È nella Toscana del Rinascimento, quando piazze e logge vengono trasformate in spazio pubblico di avvenimenti e manifestazioni, che la panca diventa arredo urbano integrato nei grandi palazzi per offrire al popolo la comodità di assistervi. A Firenze si possono ancora ammirare le panche di pietra incorporate lungo i perimetri delle facciate di Palazzo Medici, Palazzo Strozzi o sotto la Loggia dei Lanzi.

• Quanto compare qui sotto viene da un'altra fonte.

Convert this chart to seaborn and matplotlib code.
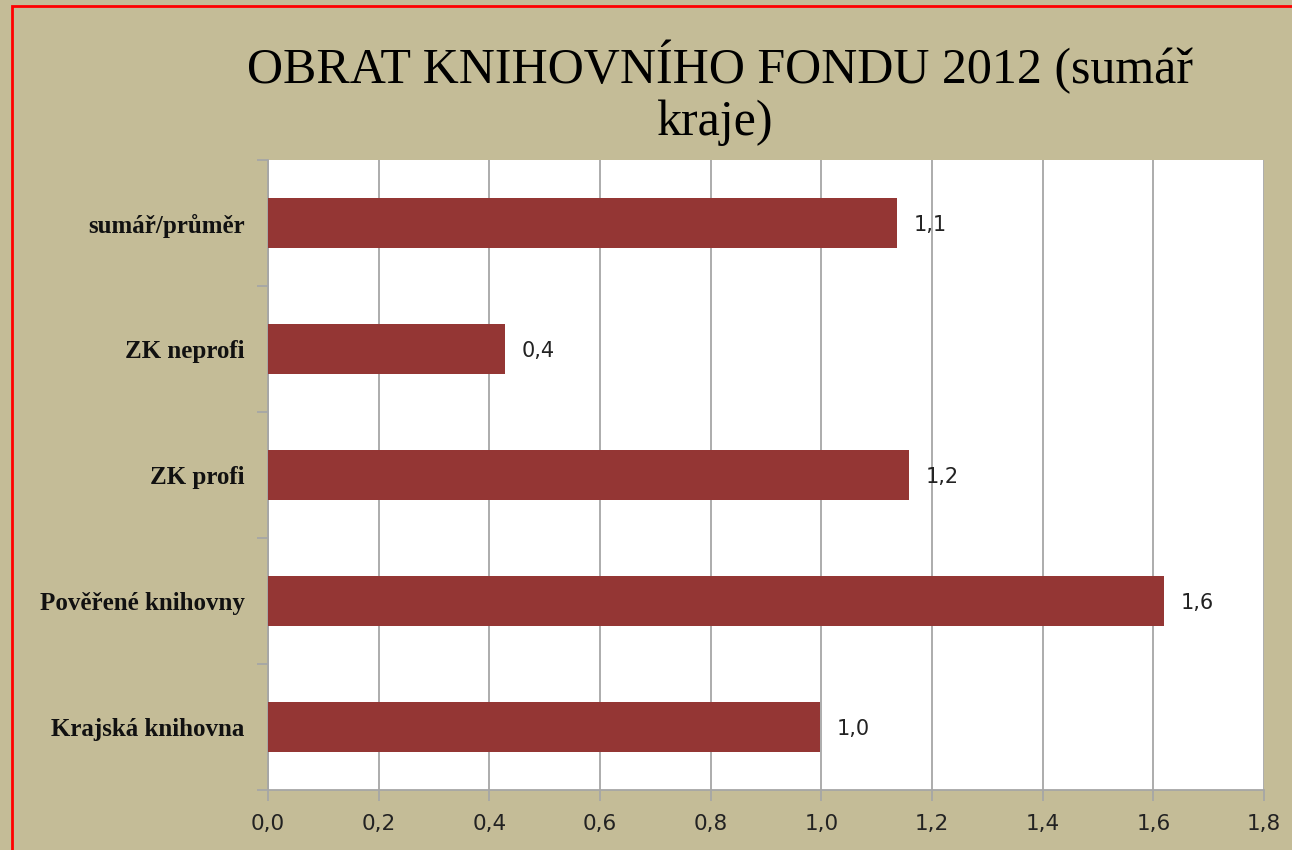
import matplotlib
matplotlib.use("Agg")
import matplotlib.pyplot as plt
import matplotlib.ticker as mticker
from matplotlib.patches import Rectangle
import pandas as pd
import seaborn as sns

# data (top to bottom as in the chart)
categories = ["sumář/průměr", "ZK neprofi", "ZK profi", "Pověřené knihovny", "Krajská knihovna"]
values = [1.137, 0.428, 1.159, 1.619, 0.998]
value_labels = ["1,1", "0,4", "1,2", "1,6", "1,0"]
x_ticks = [0.0, 0.2, 0.4, 0.6, 0.8, 1.0, 1.2, 1.4, 1.6, 1.8]

bg = "#C4BC97"
bar_color = "#943634"
grid_color = "#A6A6A6"

sns.set_style("white")
plt.rcParams["font.family"] = ["DejaVu Sans"]

df = pd.DataFrame({"kategorie": categories, "obrat": values})

fig = plt.figure(figsize=(12.92, 8.5), dpi=100, facecolor=bg)
ax = fig.add_axes([268 / 1292, 1 - 790 / 850, (1264 - 268) / 1292, (790 - 160) / 850])
ax.set_facecolor("white")

sns.barplot(data=df, x="obrat", y="kategorie", orient="h", color=bar_color,
            width=0.4, saturation=1, linewidth=0, edgecolor=bar_color, ax=ax, zorder=3)

ax.set_xlim(0, 1.8)
ax.set_ylim(4.5, -0.5)
ax.set_xticks(x_ticks)
ax.xaxis.set_major_formatter(mticker.FuncFormatter(lambda v, p: f"{v:.1f}".replace(".", ",")))
ax.grid(axis="x", color=grid_color, linewidth=1.3, zorder=0)
ax.set_axisbelow(True)

for s in ["top", "right"]:
    ax.spines[s].set_visible(False)
for s in ["left", "bottom"]:
    ax.spines[s].set_color(grid_color)
    ax.spines[s].set_linewidth(1.3)

ax.tick_params(axis="x", bottom=True, direction="out", length=8, width=1.3, color=grid_color,
               labelsize=15.5, labelcolor="#222222", pad=9)
ax.tick_params(axis="y", which="major", left=True, length=0, pad=17)
ax.set_yticks([i - 0.5 for i in range(len(categories) + 1)], minor=True)
ax.tick_params(axis="y", which="minor", left=True, direction="out", length=8, width=1.3,
               color=grid_color)
for lab in ax.get_yticklabels():
    lab.set_fontfamily("Liberation Serif")
    lab.set_fontweight("bold")
    lab.set_fontsize(18)
    lab.set_color("#111111")

ax.set_xlabel("")
ax.set_ylabel("")

for i, (v, t) in enumerate(zip(values, value_labels)):
    ax.annotate(t, xy=(v, i), xytext=(12, -1.5), textcoords="offset points",
                va="center", ha="left", fontsize=15, color="#222222")

title_lines = ["OBRAT KNIHOVNÍHO FONDU 2012 (sumář", "kraje)"]
fig.text(720 / 1292, 1 - 83 / 850, title_lines[0], ha="center", va="baseline",
         fontsize=36, family="Liberation Serif", color="black")
fig.text(715 / 1292, 1 - 135 / 850, title_lines[1], ha="center", va="baseline",
         fontsize=36, family="Liberation Serif", color="black")

fig.patches.append(Rectangle((11.5 / 1292, -0.1), 1.2, 1.1 - 5.5 / 850, transform=fig.transFigure,
                             fill=False, edgecolor="#FF0000", linewidth=2, zorder=10))

fig.savefig("out.png", dpi=100, facecolor=bg)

Solo con l’affermarsi della cultura borghese dell’Ottocento, la panchina acquisisce l’aspetto e il concetto che le diamo noi oggi. A facilitare questo fu il passaggio di molti giardini e parchi da privati a pubblici, evento che fece diventare le panchine luoghi d’incontro, arricchendo, di fatto, anche la loro funzione. Quindi non più solo oggetti utili per riprendere il fiato, ma arredi che aprono nuove possibilità di relazionarsi. Non era più necessario esser stanchi per sedersi su una panchina, ma si poteva farlo per relax, per riflettere, per godersi il paesaggio o semplicemente per oziare. Ci si poteva incontrare per parlare, per amoreggiare, per fare politica (gli anarchici usavano darsi appuntamento sulle panchine dei parchi), fino alla trasformazione della panca in casa per vagabondi e senzatetto.
Negli ultimi anni abbiamo visto ulteriori trasformazioni del concetto di panchina. Nel 2014 a Torino sono nate le prime Panchine Rosse, ideate per sensibilizzare il pubblico sul problema della violenza contro le donne. L’iniziativa si è ben presto diffusa in tutta Italia, sia trovando consensi che scatenando polemiche. Meno controversa invece è stata la rapida diffusione delle panchine letterarie fatte in pietra ricostruita e levigata, dalle forme arrotondate molto particolari di libro aperto. Spesso sono coloratissime, ma soprattutto riportano citazioni di importanti scrittori e poeti.
Se gli italiani amano rielaborare in nuova chiave tutta la panchina, quassù ci si limita a personalizzare o identificare la panchina con una targa, per cui passeggiando per i parchi si leggono i nomi dei benefattori che hanno patrocinato il giardino e gli arredi, oppure le targhe in memoria di persone più o meno note che ne facevano uso. Ma siccome i britannici e gli irlandesi sono gente che l’ironia ce l’ha nel sangue, a volte si vedono targhe bellissime, scritte in corsivo su ottone lucidissimo, con frasi lapidarie che fanno sorridere. Ecco la traduzione di alcune (tutte autentiche).
“In memoria di Roger Bucklesby, che detestava questo parco e tutti coloro che lo frequentano”, “Questa panchina è dedicata a tutti i mariti che hanno perso la voglia di vivere, mentre seguivano le loro mogli per i negozi di calzature di Chester”, “In memoria di Huw Davies, che amava sedersi qui e urlare ‘andate a cagare’ ai gabbiani”.